Die Projekte müssen sich nicht durch architektonische Extravaganzen auszeichnen, sondern durch intelligente Lösungen für alltägliche Bauaufgaben. Ein umgebauter Gutshof in Nordhessen kann dabei ebenso inspirierend sein wie ein nachhaltiges Bürogebäude in Frankfurt. Diese Demokratisierung des Architekturdiskurses hat das Verständnis für gute Baukultur in der Bevölkerung nachhaltig geprägt.

Von analog zu digital: Evolution eines Formats

Aus Nachhaltigkeitsgründen erscheint das bisherige Faltprogramm mit den Öffnungszeiten der Projekte nicht mehr gedruckt, sondern liegt in digitaler Form vor. Diese scheinbar technische Neuerung symbolisiert den Wandel des gesamten Formats: War der Tag der Architektur ursprünglich ein rein analoges Erlebnis, nutzt er heute geschickt digitale Möglichkeiten zur Reichweitensteigerung.

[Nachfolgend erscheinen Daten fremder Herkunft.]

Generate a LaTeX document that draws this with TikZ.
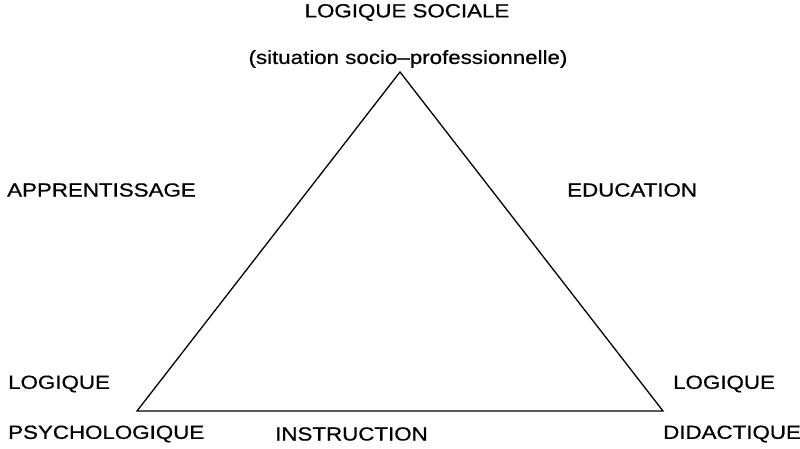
\documentclass[tikz,border=0pt]{standalone}
\usepackage{fontspec}
\setmainfont{Liberation Sans}
\newfontfamily\hv{Liberation Sans}[FakeBold=0.6]
\newcommand{\lb}[1]{\scalebox{1.175}[1]{#1}}
\begin{document}
\begin{tikzpicture}[x=1pt,y=-1pt,
  lbl/.style={inner sep=0pt,font=\hv\fontsize{19}{21}\selectfont},
  tri/.style={draw=black,line width=1.3pt,line join=miter}]
\useasboundingbox (0,0) rectangle (800,448);
\fill[white] (0,0) rectangle (800,448);
\coordinate (A) at (400,72);
\coordinate (B) at (137,411);
\coordinate (C) at (663,411);
\draw[tri] (A) -- (B) -- (C) -- cycle;
\node[lbl] (soc) at (407,12.5) {\lb{LOGIQUE SOCIALE}};
\node[lbl] (sit) at (408,59) {\lb{(situation socio\textendash professionnelle)}};
\node[lbl,anchor=west] (app) at (7,190) {\lb{APPRENTISSAGE}};
\node[lbl,anchor=west] (edu) at (567,190) {\lb{EDUCATION}};
\node[lbl,anchor=west] (lg1) at (8,384) {\lb{LOGIQUE}};
\node[lbl,anchor=west] (psy) at (8,434) {\lb{PSYCHOLOGIQUE}};
\node[lbl,anchor=west] (ins) at (275,434) {\lb{INSTRUCTION}};
\node[lbl,anchor=west] (lg2) at (673,384) {\lb{LOGIQUE}};
\node[lbl,anchor=west] (did) at (663,434) {\lb{DIDACTIQUE}};
\end{tikzpicture}
\end{document}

Alle TdA-Projekte können zusätzlich virtuell auf den Baukultour-Seiten der AKH besichtigt werden. Diese Hybridstrategie erweitert die Zielgruppe erheblich: Wer physisch nicht vor Ort sein kann, erhält dennoch Zugang zu den Projekten. Gleichzeitig bleibt die persönliche Begegnung vor Ort das Herzstück der Veranstaltung.

Rahmenprogramm als Bildungsoffensive

Das Event wird durch ein vielseitiges Rahmenprogramm sowie durch die Aktion „Offenes Büro“ bereichert. Diese Erweiterungen transformieren den Tag der Architektur von einer reinen Besichtigungsveranstaltung zu einem umfassenden Bildungsformat. Workshops, Vorträge und Diskussionsrunden vertiefen die vor Ort gewonnenen Eindrücke und schaffen Raum für fachlichen Austausch.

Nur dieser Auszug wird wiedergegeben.